For any questions regarding a case before Judge Clarke, please use the Chambers contact form on the right or call Judge Clarke's Courtroom Deputy at (541) 608-8770.
FRCP Rule 16 Conferences:
Judge Clarke sets Rule 16 conferences in his cases after all defendants have answered. Prior to the conference, the parties should consult regarding a discovery plan and anticipate advising Judge Clarke of their plan. The parties should have their calendars available to discuss scheduling, including modification of the current case deadlines for discovery, dispositive motions or pretrial order, and setting a trial date. The parties should be prepared to discuss the pleadings, consent to Magistrate Judge, settlement options, and any other issues that may have arisen.
The parties may contact Judge Clarke at (541) 608-8750 to informally resolve discovery disputes. If the parties wish to schedule a discovery conference in advance, they may use the Chambers contact form on the right or call Judge Clarke's Courtroom Deputy at (541) 608-8770.
Argument on Motions:
Most of the time, Judge Clarke will grant a request for oral argument. Telephone hearings are normally set for out of town counsel.

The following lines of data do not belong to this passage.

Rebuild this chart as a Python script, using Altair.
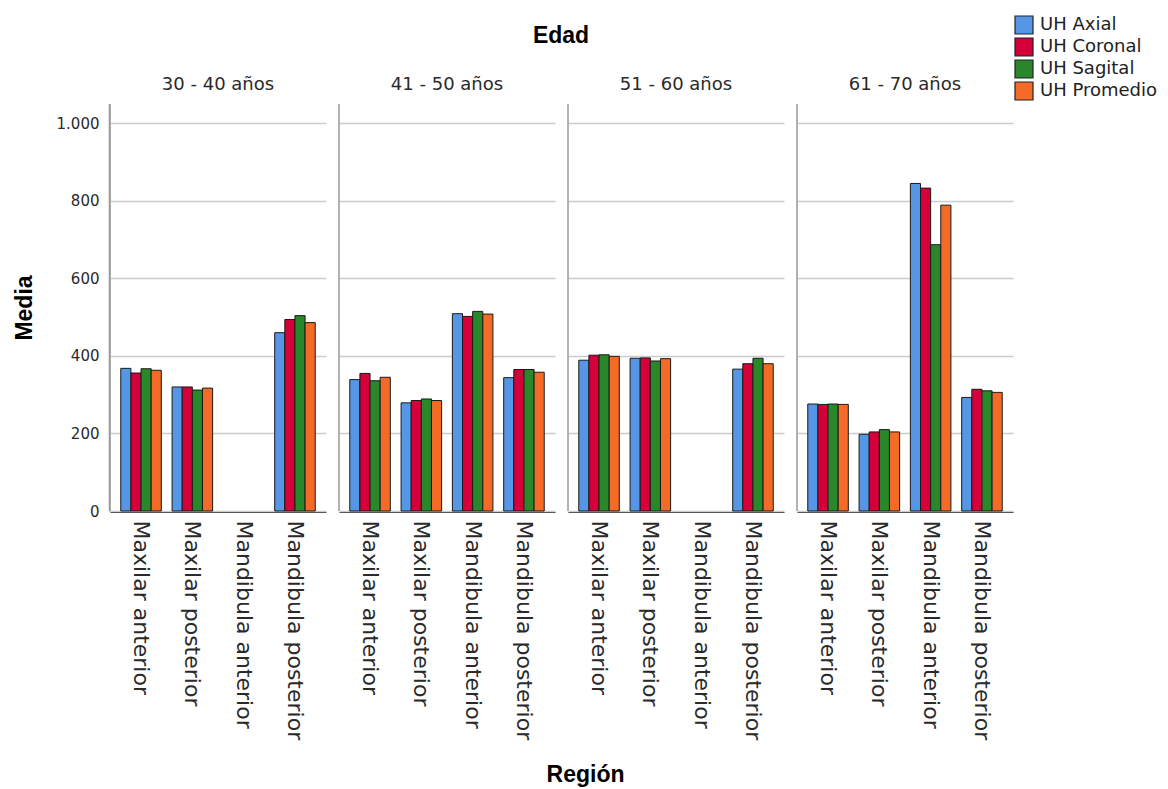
import altair as alt
import pandas as pd

edades = ["30 - 40 años", "41 - 50 años", "51 - 60 años", "61 - 70 años"]
regiones = ["Maxilar anterior", "Maxilar posterior", "Mandibula anterior", "Mandibula posterior"]
series = ["UH Axial", "UH Coronal", "UH Sagital", "UH Promedio"]
colores = ["#5597E4", "#D5003A", "#2A872A", "#F36B27"]

# [Axial, Coronal, Sagital, Promedio] per región; None = sin datos
edad_30_40 = [[368, 356, 367, 363], [320, 320, 312, 317], None, [460, 494, 504, 486]]
edad_41_50 = [[339, 355, 336, 345], [279, 285, 289, 285], [509, 502, 515, 508], [344, 365, 365, 358]]
edad_51_60 = [[389, 402, 403, 399], [394, 395, 387, 393], None, [366, 380, 394, 380]]
edad_61_70 = [[276, 275, 276, 275], [198, 204, 210, 204], [845, 833, 687, 789], [293, 314, 310, 306]]

tabla = [edad_30_40, edad_41_50, edad_51_60, edad_61_70]
rows = []
for e, vals in zip(edades, tabla):
    for r, v in zip(regiones, vals):
        if v is None:
            continue
        for s, m in zip(series, v):
            rows.append({"Edad": e, "Región": r, "Serie": s, "Media": m})
df = pd.DataFrame(rows)

FONT = "DejaVu Sans"
BFONT = "Liberation Sans"
H = 407
W = 216

bars = alt.Chart(df).mark_bar(stroke="#1a1a1a", strokeWidth=1).encode(
    x=alt.X("Región:N", sort=regiones, scale=alt.Scale(domain=regiones, paddingInner=0.21, paddingOuter=0.21),
            axis=alt.Axis(title=None, labelAngle=90, labelFontSize=22, labelColor="#2a2a2a",
                          labelFont=FONT, ticks=False, domainColor="#333333", domainWidth=1.2,
                          labelPadding=8, labelLimit=300)),
    xOffset=alt.XOffset("Serie:N", sort=series, scale=alt.Scale(paddingInner=0, paddingOuter=0)),
    y=alt.Y("Media:Q", scale=alt.Scale(domain=[0, 1050], nice=False),
            axis=alt.Axis(title="Media", values=[0, 200, 400, 600, 800, 1000],
                          labelExpr="replace(format(datum.value, ',d'), ',', '.')",
                          labelFontSize=15, labelColor="#2a2a2a", labelFont=FONT, ticks=False,
                          labelPadding=10, domainColor="#999999", domainWidth=1.5,
                          gridColor="#cccccc", gridWidth=1.5,
                          titleFontSize=23, titleFont=BFONT, titleFontWeight="bold", titleColor="#000000",
                          titlePadding=20)),
    color=alt.Color("Serie:N", sort=series, scale=alt.Scale(domain=series, range=colores),
                    legend=alt.Legend(title=None, orient="none", legendX=904, legendY=-90, offset=0,
                                      symbolType="square", symbolSize=324, symbolStrokeColor="#222222",
                                      symbolStrokeWidth=1.2, labelFontSize=18, labelFont=FONT,
                                      labelColor="#222222", rowPadding=0, clipHeight=22, labelOffset=6)),
)

leftline = alt.Chart(df).transform_aggregate(n="count()", groupby=["Edad"]).mark_rule(
    color="#999999", strokeWidth=1.5).encode(x=alt.value(0), y=alt.value(0), y2=alt.value(H))

chart = alt.layer(leftline, bars).properties(width=W, height=H).facet(
    column=alt.Column("Edad:N", sort=edades,
                      header=alt.Header(title="Edad", titleFontSize=23, titleFont=BFONT, titleFontWeight="bold",
                                        titleColor="#000000", titlePadding=18, labelFontSize=18, labelFont=FONT,
                                        labelColor="#2a2a2a", labelPadding=9)),
    spacing=12,
).properties(
    title=alt.TitleParams("Región", orient="bottom", fontSize=23, font=BFONT, fontWeight="bold",
                          color="#000000", anchor="middle", offset=24),
    padding={"left": 5, "top": 6, "right": 0, "bottom": 0},
).configure_view(stroke=None).configure_axis(grid=True).configure_axisX(grid=False)

chart.save("out.html", embed_options={"renderer": "svg", "actions": False})
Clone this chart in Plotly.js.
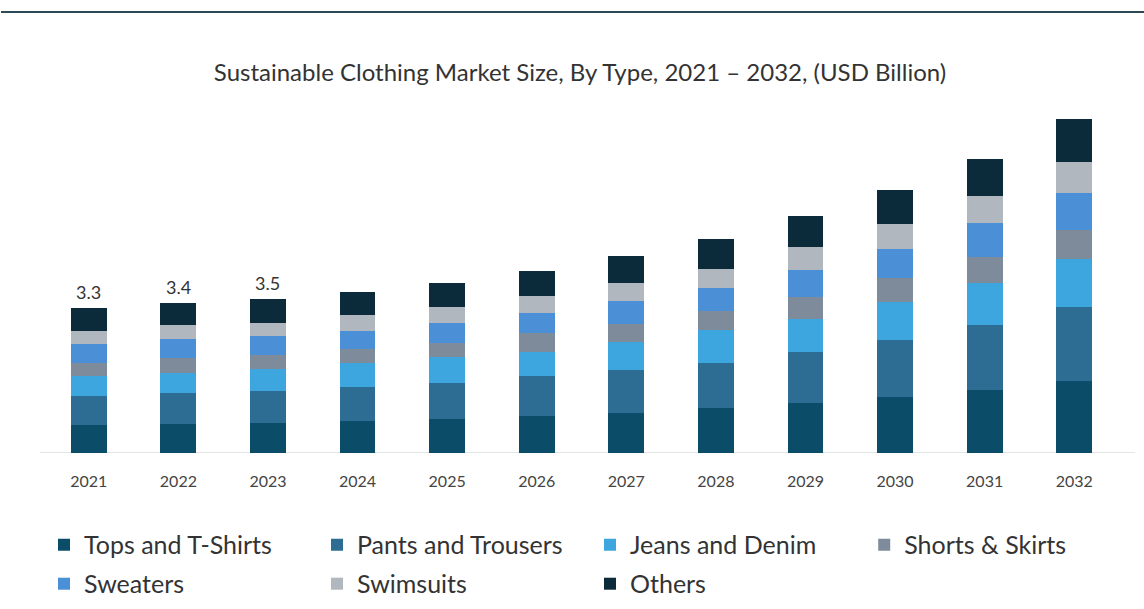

Trial is usually scheduled at the Rule 16 conference. The Court will enter a trial management order which sets out the dates that certain pretrial documents are due. Pretrial conferences are in person at the Courthouse in Medford.
Judge Clarke is available to conduct settlement conferences in cases which are not assigned to him. In cases assigned to Judge Clarke, settlement conferences will be conducted by another Judge. In either situation, parties may request a settlement conference by contacting Judge Clarke's Courtroom Deputy at (541) 608-8770, or by using the Chambers contact form on the right.
- Mobile devices must be turned off before entering the courtroom.
- Please provide advance notice when you require teleconferencing, intend to utilize the courtroom's video displays, or have other presentation technology questions.
- Attorneys and parties should conduct themselves with decorum and manners. This is primarily for your own benefit: jurors, courtroom staff, and public observers consistently state that they prefer a civil and collegial relationship between opposing parties and counsel.